With
the Ski World Championship about to end in Schladming, I am reminded of my trip
to Hakuba, Japan, last year. It is a great place for alpine skiing that has ski
runs and other facilities made for the 1998 Nagano Olympics. I plan to go back
there this year. But it also has some facilities that are not used much
anymore, and its location in an isolated valley makes me wonder how it handled
such a large event as the Olympics. The same could be said for Nagano
prefecture, which is far from Japan's center in population and
economy.
How
does such a mega-event affect a small community? Indeed, how does a big event affect
any size community, such as when Los Angeles hosted the Olympics? In recent
research in Administrative Science Quarterly, András Tilcsik and Christopher
Marquis looked at how mega-events affected corporate philanthropy. They showed
that mega-events opened corporate wallets, with firms giving more money
overall, including after the event. The continuation of giving after the event
matters because it shows that the giving is not just for that event, and that
there could be a longer lasting effect on the community. Unfortunately, as they
show, the effect seems to peter out into nothing after a few years.
Hosting
the Olympics is fun. But there are also negative mega-events, like a hurricane
or other natural disaster, and these unwanted events create a need for corporate
giving in order to rebuild the community. But they also reduce the resources
available to firms. What is the net effect? Tilcik and Marquis found that corporate giving does increase
after a disaster but, sadly, only if the disaster is small. For major
disasters, corporate giving decreases.

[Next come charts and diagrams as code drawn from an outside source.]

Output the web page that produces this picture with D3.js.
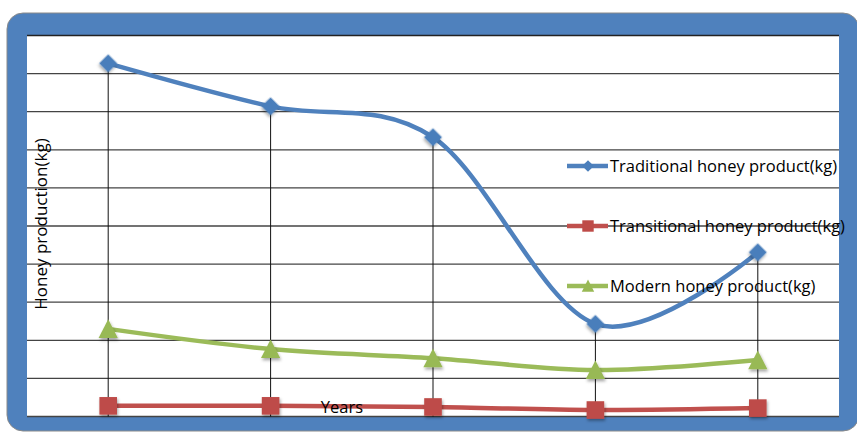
<!DOCTYPE html>
<html>
<head>
<meta charset="utf-8">
<script src="https://cdn.jsdelivr.net/npm/d3@7"></script>
<style>
body { margin: 0; background: #fff; }
svg { display: block; font-family: "Open Sans", sans-serif; }
</style>
</head>
<body>
<svg id="chart" width="857" height="432"></svg>
<script>
// data (grid units x100, no tick labels shown)
var years = ["Y1", "Y2", "Y3", "Y4", "Y5"];
var traditional = [927, 814, 733, 243, 431];
var transitional = [28, 28, 25, 17, 22];
var modern = [230, 177, 153, 122, 148];
var seriesNames = ["Traditional honey product(kg)", "Transitional honey product(kg)", "Modern honey product(kg)"];
var yTicks = [0, 100, 200, 300, 400, 500, 600, 700, 800, 900, 1000];

var colors = ["#4F81BD", "#C0504D", "#9BBB59"];
var markerFill = ["#4A7EBB", "#BE4B48", "#98B954"];
var shapes = [d3.symbolSquare, d3.symbolSquare, d3.symbolTriangle];
var sizes = [162, 310, 160];

function markerTransform(k, x, y, scale) {
    // diamond = rotated square, triangle nudged so its box centre sits on the point
    if (k == 0) return "translate(" + x + "," + y + ") rotate(45)";
    if (k == 2) return "translate(" + x + "," + (y + 2.8 * scale) + ") scale(1,1.12)";
    return "translate(" + x + "," + y + ")";
}

var svg = d3.select("#chart");
var plotL = 27, plotR = 839, plotT = 35.5, plotB = 416.5;

var defs = svg.append("defs");
var f = defs.append("filter").attr("id", "shadow").attr("x", "-50%").attr("y", "-50%").attr("width", "200%").attr("height", "200%");
f.append("feDropShadow").attr("dx", 1).attr("dy", 2).attr("stdDeviation", 1.5).attr("flood-color", "#000").attr("flood-opacity", 0.35);

// blue frame
svg.append("rect")
    .attr("x", 7).attr("y", 13).attr("width", 852).attr("height", 418)
    .attr("rx", 16).attr("ry", 16)
    .style("fill", "#4F81BD").style("stroke", "#8a8a8a").style("stroke-width", 1);
svg.append("rect")
    .attr("x", plotL).attr("y", plotT).attr("width", plotR - plotL).attr("height", plotB - plotT)
    .style("fill", "#fff");

var xScale = d3.scalePoint().domain(years).range([plotL, plotR]).padding(0.5);
var yScale = d3.scaleLinear().domain([0, 1000]).range([plotB, plotT]);

// horizontal gridlines
svg.append("g").selectAll("line").data(yTicks).enter().append("line")
    .attr("x1", plotL).attr("x2", plotR)
    .attr("y1", function (d) { return yScale(d); })
    .attr("y2", function (d) { return yScale(d); })
    .style("stroke", function (d) { return d == 1000 ? "#222" : "#444"; })
    .style("stroke-width", 1.3);

var all = [traditional, transitional, modern];

// drop lines from highest point to the bottom
svg.append("g").selectAll("line").data(years).enter().append("line")
    .attr("x1", function (d) { return xScale(d); })
    .attr("x2", function (d) { return xScale(d); })
    .attr("y1", function (d, i) { return yScale(d3.max(all, function (s) { return s[i]; })); })
    .attr("y2", plotB)
    .style("stroke", "#111").style("stroke-width", 1);

var line = d3.line()
    .x(function (d, i) { return xScale(years[i]); })
    .y(function (d) { return yScale(d); })
    .curve(d3.curveCardinal.tension(0));

all.forEach(function (s, k) {
    svg.append("path")
        .attr("d", line(s))
        .style("fill", "none").style("stroke", colors[k]).style("stroke-width", 4.5);
});

all.forEach(function (s, k) {
    svg.append("g").selectAll("path").data(s).enter().append("path")
        .attr("transform", function (d, i) { return markerTransform(k, xScale(years[i]), yScale(d), 1); })
        .attr("d", d3.symbol().type(shapes[k]).size(sizes[k]))
        .attr("filter", "url(#shadow)")
        .style("fill", markerFill[k]);
});

// legend
var legendY = [166, 226, 286];
seriesNames.forEach(function (name, k) {
    var g = svg.append("g");
    g.append("line").attr("x1", 567).attr("x2", 608).attr("y1", legendY[k]).attr("y2", legendY[k])
        .style("stroke", colors[k]).style("stroke-width", 4.5);
    g.append("path")
        .attr("transform", markerTransform(k, 588, legendY[k], 0.6))
        .attr("d", d3.symbol().type(shapes[k]).size(sizes[k] * 0.42))
        .style("fill", markerFill[k]);
    g.append("text").attr("x", 610).attr("y", legendY[k] + 6)
        .style("font-size", "16.5px").style("fill", "#000")
        .text(name);
});

// axis titles
svg.append("text")
    .attr("transform", "translate(47,224) rotate(-90)")
    .attr("text-anchor", "middle")
    .style("font-size", "17px")
    .text("Honey production(kg)");
svg.append("text")
    .attr("x", 342).attr("y", 413)
    .attr("text-anchor", "middle")
    .style("font-size", "16.5px")
    .text("Years");
</script>
</body>
</html>
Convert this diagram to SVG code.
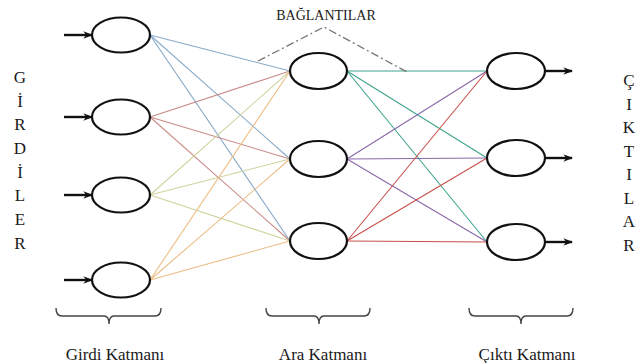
<svg xmlns="http://www.w3.org/2000/svg" width="636" height="363" viewBox="0 0 636 363">
<style>
.node{fill:#fff;stroke:#111;stroke-width:2.2}
.arr{stroke:#111;stroke-width:2.4;fill:none}
.c{fill:none;stroke-width:1.1}
.br{fill:none;stroke:#444;stroke-width:1.4}
.b1{stroke:#86a9c8}.b2{stroke:#c98a86}.b3{stroke:#cfd39c}.b4{stroke:#ecbd86}
.h1{stroke:#3fa58d}.h2{stroke:#8a68a8}.h3{stroke:#c9504a}
</style>
<defs>
<marker id="ah" viewBox="0 0 10 10" refX="9" refY="5" markerWidth="4" markerHeight="4" orient="auto" markerUnits="strokeWidth">
<path d="M0,1 L10,5 L0,9 L3,5 z" fill="#111"/>
</marker>
</defs>
<rect width="636" height="363" fill="#fff"/>
<g id="connectors">
<line class="c b1" x1="150" y1="35" x2="290" y2="71"/>
<line class="c b1" x1="150" y1="35" x2="290" y2="159"/>
<line class="c b1" x1="150" y1="35" x2="290" y2="241"/>
<line class="c b2" x1="150" y1="117" x2="290" y2="71"/>
<line class="c b2" x1="150" y1="117" x2="290" y2="159"/>
<line class="c b2" x1="150" y1="117" x2="290" y2="241"/>
<line class="c b3" x1="150" y1="195" x2="290" y2="71"/>
<line class="c b3" x1="150" y1="195" x2="290" y2="159"/>
<line class="c b3" x1="150" y1="195" x2="290" y2="241"/>
<line class="c b4" x1="150" y1="280" x2="290" y2="71"/>
<line class="c b4" x1="150" y1="280" x2="290" y2="159"/>
<line class="c b4" x1="150" y1="280" x2="290" y2="241"/>
<line class="c h1" x1="347" y1="71" x2="487" y2="71"/>
<line class="c h1" x1="347" y1="71" x2="487" y2="158"/>
<line class="c h1" x1="347" y1="71" x2="487" y2="242"/>
<line class="c h2" x1="347" y1="159" x2="487" y2="71"/>
<line class="c h2" x1="347" y1="159" x2="487" y2="158"/>
<line class="c h2" x1="347" y1="159" x2="487" y2="242"/>
<line class="c h3" x1="347" y1="241" x2="487" y2="71"/>
<line class="c h3" x1="347" y1="241" x2="487" y2="158"/>
<line class="c h3" x1="347" y1="241" x2="487" y2="242"/>
<polyline points="258,61 324,27 407,72" fill="none" stroke="#777" stroke-width="1.3" stroke-dasharray="8,3,2,3"/>
<line class="arr" x1="64" y1="35" x2="92" y2="35" marker-end="url(#ah)"/>
<line class="arr" x1="64" y1="117" x2="92" y2="117" marker-end="url(#ah)"/>
<line class="arr" x1="64" y1="195" x2="92" y2="195" marker-end="url(#ah)"/>
<line class="arr" x1="64" y1="280" x2="92" y2="280" marker-end="url(#ah)"/>
<line class="arr" x1="545" y1="71" x2="572" y2="71" marker-end="url(#ah)"/>
<line class="arr" x1="545" y1="158" x2="572" y2="158" marker-end="url(#ah)"/>
<line class="arr" x1="545" y1="242" x2="572" y2="242" marker-end="url(#ah)"/>
</g>
<g id="in1"><ellipse class="node" cx="121" cy="35" rx="29" ry="17.5"/></g>
<g id="in2"><ellipse class="node" cx="121" cy="117" rx="29" ry="17.5"/></g>
<g id="in3"><ellipse class="node" cx="121" cy="195" rx="29" ry="17.5"/></g>
<g id="in4"><ellipse class="node" cx="121" cy="280" rx="29" ry="17.5"/></g>
<g id="hid1"><ellipse class="node" cx="318.5" cy="71" rx="28.5" ry="18"/></g>
<g id="hid2"><ellipse class="node" cx="318.5" cy="159" rx="28.5" ry="18"/></g>
<g id="hid3"><ellipse class="node" cx="318.5" cy="241" rx="28.5" ry="18"/></g>
<g id="out1"><ellipse class="node" cx="516" cy="71" rx="29" ry="18"/></g>
<g id="out2"><ellipse class="node" cx="516" cy="158" rx="29" ry="18"/></g>
<g id="out3"><ellipse class="node" cx="516" cy="242" rx="29" ry="18"/></g>
<g font-family="'Liberation Serif', serif" fill="#1a1a1a">
<g id="label-baglantilar"><text x="326" y="20" font-size="14" text-anchor="middle">BAĞLANTILAR</text></g>
<g id="girdiler" font-size="17" text-anchor="middle">
<text x="20" y="83">G</text>
<text x="20" y="106.5">İ</text>
<text x="20" y="130">R</text>
<text x="20" y="154">D</text>
<text x="20" y="177.5">İ</text>
<text x="20" y="201">L</text>
<text x="20" y="225">E</text>
<text x="20" y="248.5">R</text>
</g>
<g id="ciktilar" font-size="17" text-anchor="middle">
<text x="629" y="86">Ç</text>
<text x="629" y="109.5">I</text>
<text x="629" y="133">K</text>
<text x="629" y="156.5">T</text>
<text x="629" y="180">I</text>
<text x="629" y="203.5">L</text>
<text x="629" y="227">A</text>
<text x="629" y="250.5">R</text>
</g>
<g id="layer-labels" font-size="17" text-anchor="middle">
<text x="115" y="360">Girdi Katmanı</text>
<text x="323" y="360">Ara Katmanı</text>
<text x="527" y="360">Çıktı Katmanı</text>
</g>
</g>
<g id="brackets">
<path class="br" d="M56,308 Q56,316 62,316 H104 Q109,316 109,324 Q109,316 114,316 H155 Q161,316 161,308"/>
<path class="br" d="M266,308 Q266,316 272,316 H314 Q319,316 319,324 Q319,316 324,316 H364 Q370,316 370,308"/>
<path class="br" d="M469,308 Q469,316 475,316 H516 Q521,316 521,324 Q521,316 526,316 H567 Q573,316 573,308"/>
</g>
</svg>
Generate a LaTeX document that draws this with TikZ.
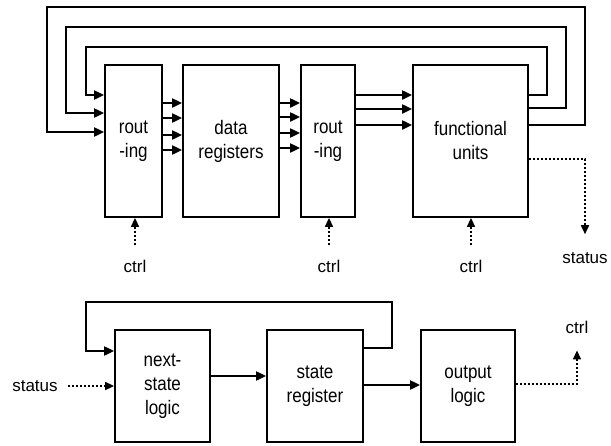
\documentclass[tikz,border=0pt]{standalone}
\usepackage{fontspec}
\setmainfont{Liberation Sans}
\usetikzlibrary{arrows.meta}
\newcommand\tline[1]{\scalebox{1}[1.15]{#1}}
\begin{document}
\begin{tikzpicture}[x=1pt,y=-1pt,
  txt/.style={font=\fontsize{17}{24}\selectfont},
  blk/.style={txt,draw,line width=1.8pt,align=center,inner sep=0pt},
  lbl/.style={txt,inner sep=0pt},
  wire/.style={line width=2pt,-{Triangle[length=10pt,width=9pt]}},
  sig/.style={line width=1.6pt,dash pattern=on 2pt off 2pt,-{Triangle[length=9pt,width=8pt]}}]
\useasboundingbox (0,0) rectangle (611,445);

% datapath blocks
\node[blk,minimum width=57pt,minimum height=152pt] (r1) at (133.5,141) {\tline{rout}\\\tline{-ing}};
\node[blk,minimum width=96pt,minimum height=152pt] (dr) at (231,141) {\tline{data}\\\tline{registers}};
\node[blk,minimum width=54pt,minimum height=152pt] (r2) at (328,141) {\tline{rout}\\\tline{-ing}};
\node[blk,minimum width=115pt,minimum height=152pt] (fu) at (470.5,141) {\tline{functional}\\\tline{units}};

% results fed back to the first routing stage
\draw[wire] (fu.east |- 0,95)  -- (547,95)  |- (86,47) |- (r1.west |- 0,95);
\draw[wire] (fu.east |- 0,108) -- (566,108) |- (66,27) |- (r1.west |- 0,113);
\draw[wire] (fu.east |- 0,125) -- (585,125) |- (47,7)  |- (r1.west |- 0,132);

% buses between the stages
\foreach \y in {103,118,135,150}
  \draw[wire] (r1.east |- 0,\y) -- (dr.west |- 0,\y);
\foreach \y in {103,117,133,148}
  \draw[wire] (dr.east |- 0,\y) -- (r2.west |- 0,\y);
\foreach \y in {95,109,125}
  \draw[wire] (r2.east |- 0,\y) -- (fu.west |- 0,\y);

% control inputs and status output
\node[lbl] (c1) at (135,266) {ctrl};
\node[lbl] (c2) at (329,266) {ctrl};
\node[lbl] (c3) at (471,266) {ctrl};
\draw[sig] ([yshift=15pt]c1.north) -- (c1.north |- r1.south);
\draw[sig] ([yshift=15pt]c2.north) -- (c2.north |- r2.south);
\draw[sig] ([yshift=15pt]c3.north) -- (c3.north |- fu.south);
\node[lbl] (st) at (585,258) {status};
\draw[sig] (fu.east |- 0,159) -| ([yshift=18pt]st.north);

% controller
\node[blk,minimum width=95pt,minimum height=112pt] (ns) at (162.5,386) {\tline{next-}\\\tline{state}\\\tline{logic}};
\node[blk,minimum width=96pt,minimum height=112pt] (sr) at (315,386) {\tline{state}\\\tline{register}};
\node[blk,minimum width=94pt,minimum height=112pt] (ol) at (468,386) {\tline{output}\\\tline{logic}};
\draw[wire] (ns.east |- 0,376) -- (sr.west |- 0,376);
\draw[wire] (sr.east |- 0,385) -- (ol.west |- 0,385);
\draw[wire] (sr.east |- 0,348) -- (392,348) |- (86,302) |- (ns.west |- 0,351);

\node[lbl] (sin) at (35,386) {status};
\draw[sig] ([xshift=10pt]sin.east) -- (ns.west |- sin.east);
\node[lbl] (cout) at (577,327) {ctrl};
\draw[sig] (ol.east |- 0,384) -| ([yshift=-17pt]cout.south);
\end{tikzpicture}
\end{document}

It is easy to see why, because the firms
that might have given are themselves affected and have fewer resources to
spare. This is bad news because it is major disasters (like the recent huge
hurricanes in the US) that really call for corporate giving in addition to government
and individual efforts.
What
about the long-term effects? Tilcik and Marquis did not find any effects on corporate
giving. However, in research that I have previously discussed in my blog post
Community Imprinting, communities do experience long-term effects of some
events. My collaborator Hayagreeva Rao published an article in American Journal of Sociology on how communities become
better at founding community organizations after they had done so earlier.
However, we also found that a major disaster, the Spanish Flu, had a negative
effect on the ability to form community organizations long time after.
That
finding is worrying when compared with what Tilcik and Marquis found. If a
community devastated by a major disaster is less able to form community
organizations for a long time after, and its corporate giving is reduced rather
than increased (even if it is only in the short run), it is hard to see how it
can recover fully. How disasters affect individuals, communities, and
corporations is an important topic for research because learning more about how a community can make a natural recovery corporate giving and collective action can help us better understand the effects
of a world that may be increasingly affected by extreme weather events. If
there is no natural recovery, it is time to start a discussion about how to
help communities overcome the long-term effects of disasters, and whether to start thinking differently about communities that are at risk of disasters in the future.